JUST UNDER one year has passed since Suga Yoshihide became Japan’s prime minister. It was enough time for him to lose the confidence of both the public and his colleagues in the ruling Liberal Democratic Party (LDP). On September 3rd he bowed out of the LDP leadership race that will take place later this month; his replacement will immediately become prime minister. Despite his flailing approval ratings, Mr Suga’s decision caught allies and critics alike by surprise. It seems to have been precipitated by two crucial missteps in the past week—threats to reshuffle the LDP’s leadership and to dissolve the Diet ahead of schedule—that left him too isolated within the party to continue. His departure leaves the LDP leadership race—and, by extension, Japan’s political future—in flux.
The LDP will vote for a new president on September 29th. The winner will lead the party in lower-house elections that must be held by late November. A handful of potential contenders stand out. Kishida Fumio, a former foreign minister, had already declared his intention to run against Mr Suga. He has good relationships within the party, but limited popular support. Kono Taro, a former foreign and defence minister and the current vaccine czar, now seems likely to enter the race too. Mr Kono, who is American-educated, social-media savvy, and, at 58, on the younger side by Japanese standards, has long been a public favourite, but his reputation as a maverick puts off many in the LDP’s old guard.
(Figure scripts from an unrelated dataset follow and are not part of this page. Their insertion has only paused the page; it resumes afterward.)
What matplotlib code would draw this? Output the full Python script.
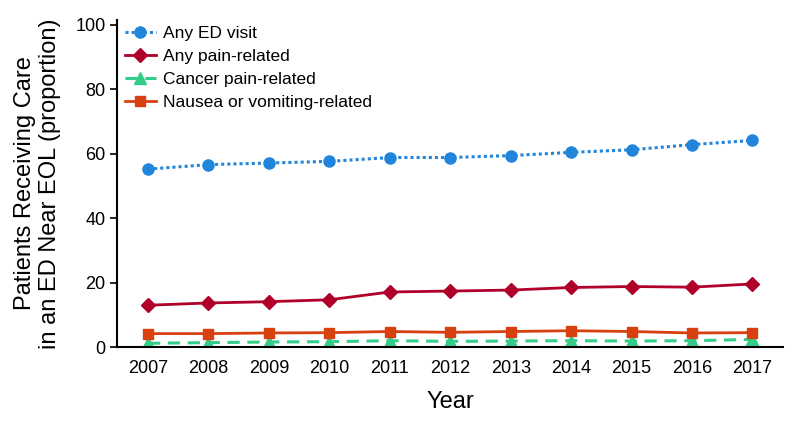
import matplotlib.pyplot as plt
from matplotlib import font_manager

# Data
years = [2007, 2008, 2009, 2010, 2011, 2012, 2013, 2014, 2015, 2016, 2017]
any_ed = [55.2, 56.6, 57.1, 57.6, 58.8, 58.8, 59.4, 60.4, 61.2, 62.8, 64.1]
any_pain = [13.0, 13.7, 14.1, 14.7, 17.1, 17.4, 17.7, 18.5, 18.8, 18.6, 19.6]
cancer_pain = [1.2, 1.4, 1.6, 1.7, 2.0, 1.8, 1.9, 2.0, 1.9, 2.0, 2.4]
nausea = [4.2, 4.2, 4.4, 4.5, 4.85, 4.6, 4.85, 5.1, 4.85, 4.4, 4.5]

names = {f.name for f in font_manager.fontManager.ttflist}
fam = "Liberation Sans Narrow" if "Liberation Sans Narrow" in names else "Liberation Sans"
plt.rcParams["font.family"] = [fam, "DejaVu Sans"]

fig = plt.figure(figsize=(7.92, 4.4), dpi=100)
ax = fig.add_axes([0.148, 0.211, 0.841, 0.744])

ax.plot(years, any_ed, color="#2185DC", linestyle=(0, (1, 1)), linewidth=2.2,
        marker="o", markersize=8, label="Any ED visit")
ax.plot(years, any_pain, color="#B0002A", linestyle="-", linewidth=2,
        marker="D", markersize=7, label="Any pain-related")
ax.plot(years, cancer_pain, color="#33CC88", linestyle=(0, (4, 2.5)), linewidth=2.2,
        marker="^", markersize=8, label="Cancer pain-related")
ax.plot(years, nausea, color="#D9400F", linestyle="-", linewidth=2,
        marker="s", markersize=7.5, label="Nausea or vomiting-related")

ax.set_xlim(2006.49, 2017.51)
ax.set_ylim(0, 101.5)
ax.set_yticks([0, 20, 40, 60, 80, 100])
ax.set_xticks(years)
ax.tick_params(axis="x", length=0, labelsize=13, pad=9)
ax.tick_params(axis="y", length=5, width=1.2, labelsize=13)
ax.spines["top"].set_visible(False)
ax.spines["right"].set_visible(False)
ax.spines["left"].set_linewidth(1.5)
ax.spines["bottom"].set_linewidth(1.5)

ax.set_xlabel("Year", fontsize=17, labelpad=10)
ax.set_ylabel("Patients Receiving Care\nin an ED Near EOL (proportion)", fontsize=17, labelpad=10)

ax.legend(loc="upper left", bbox_to_anchor=(-0.012, 1.03), frameon=False, fontsize=12.5,
          handlelength=1.8, labelspacing=0.45, handletextpad=0.4)

fig.savefig("out.png", dpi=100)
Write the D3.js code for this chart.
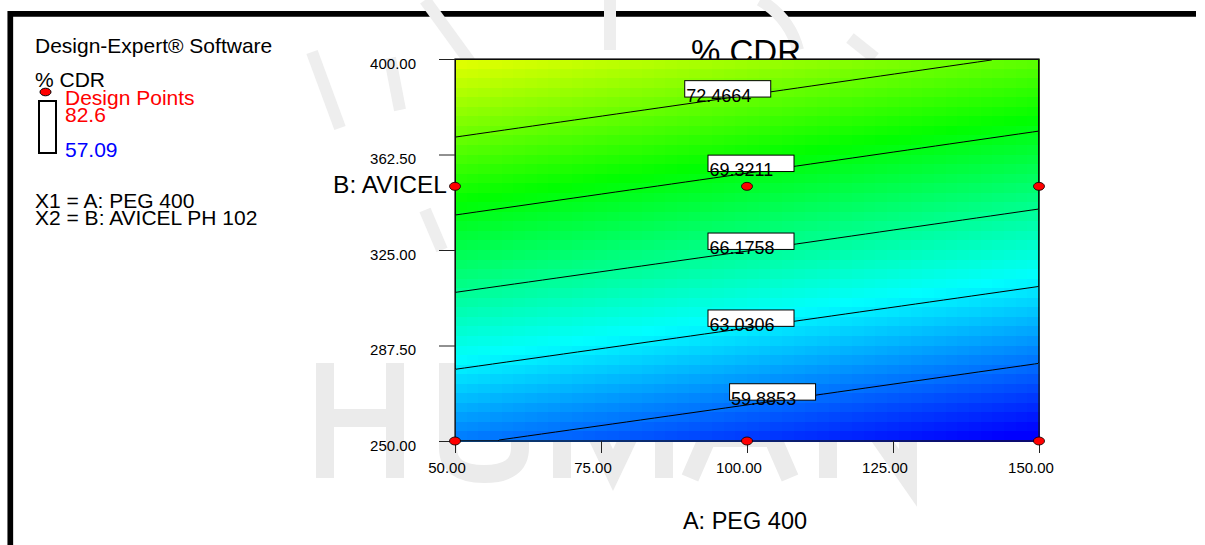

Ishiba Shigeru, another former defence minister, may enter the fray as well. He too has sizable public support but little amongst colleagues, and has failed to break through in previous LDP elections. Seiko Noda and Takaichi Sanae, two former internal-affairs ministers, both hope to become Japan’s first female prime minister, but may struggle to secure the backing of 20 lawmakers that they need to run. Some whisper that Abe Shinzo, who preceded Mr Suga as prime minister, may mount another comeback, though that seems unlikely given lingering concerns about the scandals and health issues that begat his resignation last year.
None of the main candidates represents radical change in policy terms. All are staunch supporters of the alliance with America, and favour shoring up Japan’s own defences in the face of Chinese expansionism. No one will move to reverse the Bank of Japan’s loose monetary policy or to impose fiscal austerity. Yet there are subtle differences. Mr Kishida favours more fiscal stimulus and more support for the economically vulnerable than Mr Suga did; he has pledged a big economic stimulus package to counteract the pandemic. Mr Kono has taken some heterodox stances in the past, such as phasing out the use of nuclear power, and would probably put more political capital into Japan’s shift toward renewable energy in the pursuit of carbon neutrality. Mr Ishiba might focus more on measures to revive Japan’s rural regions. Ms Takaichi has positioned herself as a face of the party’s right wing, taking up the cause of revising Japan’s post-war constitution.
As ever when it comes to LDP politics, the contest hinges mostly on personalities and internal power games. The main fault lines this time around are stylistic and generational. In many ways, the choice is shaping up to be one between a predictable, old-style party man, such as Mr Kishida, and a younger, more charismatic leader, such as Mr Kono. The outcome will depend on backroom wheeling-and-dealing and inter-factional horse-trading, but also on how worried the party leadership is about the looming Diet elections and how much influence younger backbenchers can exert. Before Mr Abe’s eight-year-long premiership, Japan had cycled through six prime ministers in six years (including Mr Abe’s own failed first term in 2007). There is a risk that Mr Suga’s resignation will precipitate a similar spell of turmoil at the top of Japanese politics. But it may also open the door to a new era. The only certainty is that Japan has entered a period of uncertainty.